Jean-Michel Lambert a été vivement critiqué pour avoir trop parlé à la presse pendant l'affaire Grégory, ne respectant pas assez le secret de l'instruction. Son personnage Guillaume Tirel fait preuve du même empressement, avant de le regretter aussitôt :

Quelle sottise d’avoir excité la curiosité des journalistes.

Guillaume Tirel, avocat

dans "Témoins à charge"

Cette attirance de Jean-Michel Lambert pour les médias à l'époque – lui qui avait rêvé de devenir journaliste – s'est mue en un constat désabusé sur la profession, qui se traduit ainsi dans le livre : "Les journalistes vendraient du papier, l’un d’eux écrirait peut-être un livre.

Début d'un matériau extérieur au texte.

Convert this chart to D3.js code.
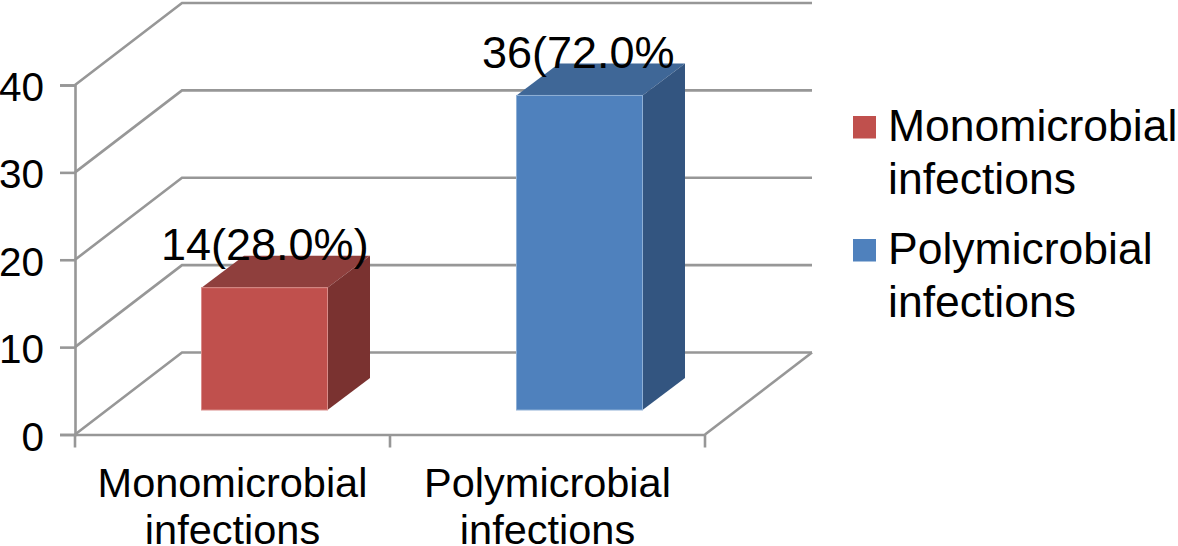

Des documentaires rempliraient les cases des programmes télé, succès d’audience assurés."

Le suicide comme seule issue 

Dans le roman, le député et professeur de médecine Pierre-Louis Chabert, accusé de plusieurs viols, choisit la mort plutôt que le déshonneur. Son suicide est annoncé par un média local : "Le corps a été découvert par un confrère, la tête recouverte d’un sac plastique, une bouteille de whisky vide au pied du fauteuil." Non seulement les circonstances de cette mort sont similaires à celles du suicide de l'auteur, mais la description physique du personnage lui correspond : "Un sexagénaire aux cheveux blancs et drus, le regard bleu ciel pétillant d’intelligence derrière des lunettes à fine monture dorée, les lèvres minces esquissant un sourire empreint de bonté."

Si le professeur laisse une lettre pour clamer son innocence ("Lrumeur abjecte a été la plus forte. Je sais que des forces obscures complotent dans l’ombre à seule fin de me détruire dans un but que j’ignore"), sa culpabilité, dans le livre, ne fait aucun doute. A l'inverse, Jean-Michel Lambert revendique haut et fort son intégrité morale dans sa lettre testamentaire.

Si j'ai parfois failli, j'ai cependant la conscience parfaitement tranquille quant aux décisions que j'ai été amené à prendre.

Le juge Jean-Michel Lambert

dans sa lettre testamentaire

Dans le roman comme dans le réel, en revanche, la disparition d'un acteur-clé d'une affaire vient enrayer le processus judiciaire. "C’est le suicide de Chabert qui a tout foutu en l’air, mais nous ne pouvions pas le prévoir", se lamente l'avocat Guillaume Tirel. Des propos qui font écho à ceux de Jean-Paul Teissonnière, avocat de Muriel Bolle, après l'annonce de la mort du magistrat : "Le juge Lambert restait un témoin essentiel des premiers mois de l'enquête. Il aurait pu fournir un témoignage essentiel. Il a commis des erreurs (...) mais il a su garder ensuite un regard lucide sur ses erreurs (...). Ce regard lucide, aujourd'hui, va cruellement nous manquer pour la suite."